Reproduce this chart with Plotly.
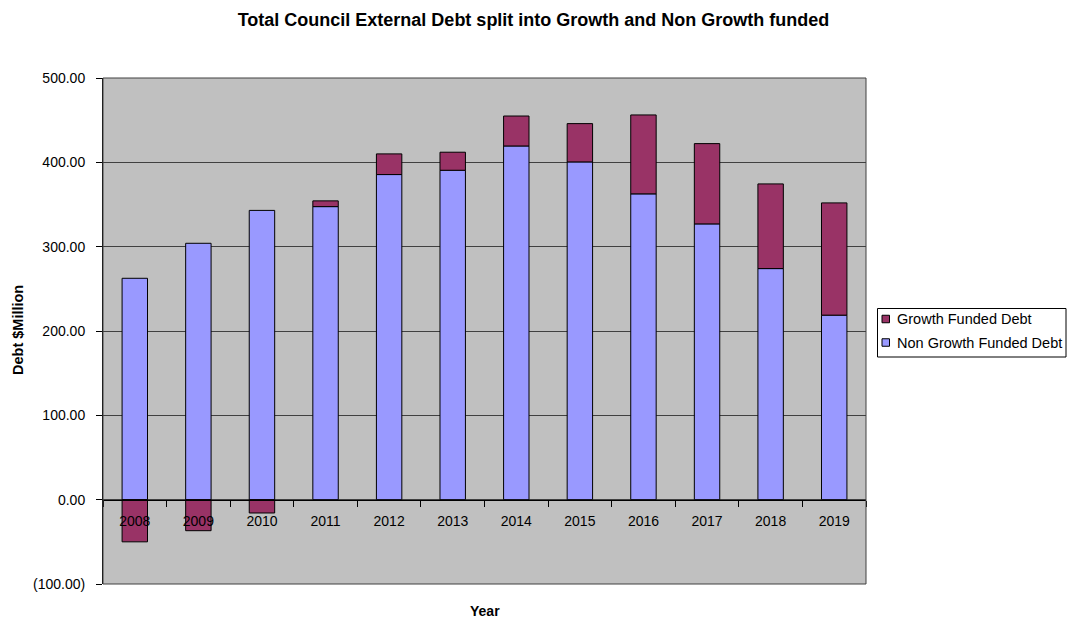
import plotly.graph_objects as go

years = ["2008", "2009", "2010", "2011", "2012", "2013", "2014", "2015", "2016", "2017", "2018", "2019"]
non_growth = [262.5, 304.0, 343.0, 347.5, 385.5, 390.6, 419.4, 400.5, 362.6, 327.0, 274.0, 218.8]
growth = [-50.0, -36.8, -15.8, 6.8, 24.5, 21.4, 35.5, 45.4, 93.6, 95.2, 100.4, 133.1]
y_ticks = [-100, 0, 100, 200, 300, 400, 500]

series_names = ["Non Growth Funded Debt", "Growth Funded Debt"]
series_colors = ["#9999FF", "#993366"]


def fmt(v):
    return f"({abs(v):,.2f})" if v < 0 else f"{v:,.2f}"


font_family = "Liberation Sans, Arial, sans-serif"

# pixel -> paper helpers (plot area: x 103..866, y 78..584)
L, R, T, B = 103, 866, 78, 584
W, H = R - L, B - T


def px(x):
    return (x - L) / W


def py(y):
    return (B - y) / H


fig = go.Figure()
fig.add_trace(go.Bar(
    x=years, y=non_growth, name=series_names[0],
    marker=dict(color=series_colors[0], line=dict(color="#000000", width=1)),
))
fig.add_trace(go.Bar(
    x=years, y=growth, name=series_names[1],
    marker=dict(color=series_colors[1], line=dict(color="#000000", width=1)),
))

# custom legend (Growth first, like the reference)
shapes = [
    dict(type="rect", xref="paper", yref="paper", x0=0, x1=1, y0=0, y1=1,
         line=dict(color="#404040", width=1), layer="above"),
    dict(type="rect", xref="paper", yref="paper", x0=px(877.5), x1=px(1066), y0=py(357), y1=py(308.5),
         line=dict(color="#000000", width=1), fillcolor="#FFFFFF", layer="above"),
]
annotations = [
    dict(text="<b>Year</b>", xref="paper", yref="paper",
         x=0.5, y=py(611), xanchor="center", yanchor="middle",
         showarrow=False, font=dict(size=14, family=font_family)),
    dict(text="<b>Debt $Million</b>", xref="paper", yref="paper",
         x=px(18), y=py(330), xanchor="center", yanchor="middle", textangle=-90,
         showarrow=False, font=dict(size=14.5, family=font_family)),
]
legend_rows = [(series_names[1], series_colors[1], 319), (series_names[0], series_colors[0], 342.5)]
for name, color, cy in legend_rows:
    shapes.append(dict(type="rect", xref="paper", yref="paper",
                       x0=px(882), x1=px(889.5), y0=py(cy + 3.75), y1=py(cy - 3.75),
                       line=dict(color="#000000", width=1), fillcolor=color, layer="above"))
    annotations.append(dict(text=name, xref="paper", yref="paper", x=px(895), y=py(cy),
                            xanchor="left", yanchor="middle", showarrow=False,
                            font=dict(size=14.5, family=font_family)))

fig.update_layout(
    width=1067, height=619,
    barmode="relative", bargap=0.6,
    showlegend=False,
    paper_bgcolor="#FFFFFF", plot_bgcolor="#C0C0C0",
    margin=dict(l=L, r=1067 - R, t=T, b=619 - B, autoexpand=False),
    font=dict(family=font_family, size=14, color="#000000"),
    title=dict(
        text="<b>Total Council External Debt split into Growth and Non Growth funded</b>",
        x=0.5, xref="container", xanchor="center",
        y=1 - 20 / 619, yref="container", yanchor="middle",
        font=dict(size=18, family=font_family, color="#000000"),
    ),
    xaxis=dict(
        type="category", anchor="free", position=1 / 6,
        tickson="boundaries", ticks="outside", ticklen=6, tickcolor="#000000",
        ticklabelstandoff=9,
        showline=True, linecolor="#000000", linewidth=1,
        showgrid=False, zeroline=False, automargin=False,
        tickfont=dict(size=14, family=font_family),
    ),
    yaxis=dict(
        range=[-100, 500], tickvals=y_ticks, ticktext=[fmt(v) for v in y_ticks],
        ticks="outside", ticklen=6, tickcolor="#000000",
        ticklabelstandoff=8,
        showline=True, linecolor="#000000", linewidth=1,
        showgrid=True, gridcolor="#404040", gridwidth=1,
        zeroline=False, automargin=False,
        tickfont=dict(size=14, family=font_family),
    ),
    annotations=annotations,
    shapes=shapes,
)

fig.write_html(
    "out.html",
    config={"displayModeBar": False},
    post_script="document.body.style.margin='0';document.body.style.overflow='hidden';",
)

Objective: Produce an exact copy of each line of data, skipping embedded images.

Exercise result:
Reproduce this chart with Plotly.
import plotly.graph_objects as go

years = ["2008", "2009", "2010", "2011", "2012", "2013", "2014", "2015", "2016", "2017", "2018", "2019"]
non_growth = [262.5, 304.0, 343.0, 347.5, 385.5, 390.6, 419.4, 400.5, 362.6, 327.0, 274.0, 218.8]
growth = [-50.0, -36.8, -15.8, 6.8, 24.5, 21.4, 35.5, 45.4, 93.6, 95.2, 100.4, 133.1]
y_ticks = [-100, 0, 100, 200, 300, 400, 500]

series_names = ["Non Growth Funded Debt", "Growth Funded Debt"]
series_colors = ["#9999FF", "#993366"]


def fmt(v):
    return f"({abs(v):,.2f})" if v < 0 else f"{v:,.2f}"


font_family = "Liberation Sans, Arial, sans-serif"

# pixel -> paper helpers (plot area: x 103..866, y 78..584)
L, R, T, B = 103, 866, 78, 584
W, H = R - L, B - T


def px(x):
    return (x - L) / W


def py(y):
    return (B - y) / H


fig = go.Figure()
fig.add_trace(go.Bar(
    x=years, y=non_growth, name=series_names[0],
    marker=dict(color=series_colors[0], line=dict(color="#000000", width=1)),
))
fig.add_trace(go.Bar(
    x=years, y=growth, name=series_names[1],
    marker=dict(color=series_colors[1], line=dict(color="#000000", width=1)),
))

# custom legend (Growth first, like the reference)
shapes = [
    dict(type="rect", xref="paper", yref="paper", x0=0, x1=1, y0=0, y1=1,
         line=dict(color="#404040", width=1), layer="above"),
    dict(type="rect", xref="paper", yref="paper", x0=px(877.5), x1=px(1066), y0=py(357), y1=py(308.5),
         line=dict(color="#000000", width=1), fillcolor="#FFFFFF", layer="above"),
]
annotations = [
    dict(text="<b>Year</b>", xref="paper", yref="paper",
         x=0.5, y=py(611), xanchor="center", yanchor="middle",
         showarrow=False, font=dict(size=14, family=font_family)),
    dict(text="<b>Debt $Million</b>", xref="paper", yref="paper",
         x=px(18), y=py(330), xanchor="center", yanchor="middle", textangle=-90,
         showarrow=False, font=dict(size=14.5, family=font_family)),
]
legend_rows = [(series_names[1], series_colors[1], 319), (series_names[0], series_colors[0], 342.5)]
for name, color, cy in legend_rows:
    shapes.append(dict(type="rect", xref="paper", yref="paper",
                       x0=px(882), x1=px(889.5), y0=py(cy + 3.75), y1=py(cy - 3.75),
                       line=dict(color="#000000", width=1), fillcolor=color, layer="above"))
    annotations.append(dict(text=name, xref="paper", yref="paper", x=px(895), y=py(cy),
                            xanchor="left", yanchor="middle", showarrow=False,
                            font=dict(size=14.5, family=font_family)))

fig.update_layout(
    width=1067, height=619,
    barmode="relative", bargap=0.6,
    showlegend=False,
    paper_bgcolor="#FFFFFF", plot_bgcolor="#C0C0C0",
    margin=dict(l=L, r=1067 - R, t=T, b=619 - B, autoexpand=False),
    font=dict(family=font_family, size=14, color="#000000"),
    title=dict(
        text="<b>Total Council External Debt split into Growth and Non Growth funded</b>",
        x=0.5, xref="container", xanchor="center",
        y=1 - 20 / 619, yref="container", yanchor="middle",
        font=dict(size=18, family=font_family, color="#000000"),
    ),
    xaxis=dict(
        type="category", anchor="free", position=1 / 6,
        tickson="boundaries", ticks="outside", ticklen=6, tickcolor="#000000",
        ticklabelstandoff=9,
        showline=True, linecolor="#000000", linewidth=1,
        showgrid=False, zeroline=False, automargin=False,
        tickfont=dict(size=14, family=font_family),
    ),
    yaxis=dict(
        range=[-100, 500], tickvals=y_ticks, ticktext=[fmt(v) for v in y_ticks],
        ticks="outside", ticklen=6, tickcolor="#000000",
        ticklabelstandoff=8,
        showline=True, linecolor="#000000", linewidth=1,
        showgrid=True, gridcolor="#404040", gridwidth=1,
        zeroline=False, automargin=False,
        tickfont=dict(size=14, family=font_family),
    ),
    annotations=annotations,
    shapes=shapes,
)

fig.write_html(
    "out.html",
    config={"displayModeBar": False},
    post_script="document.body.style.margin='0';document.body.style.overflow='hidden';",
)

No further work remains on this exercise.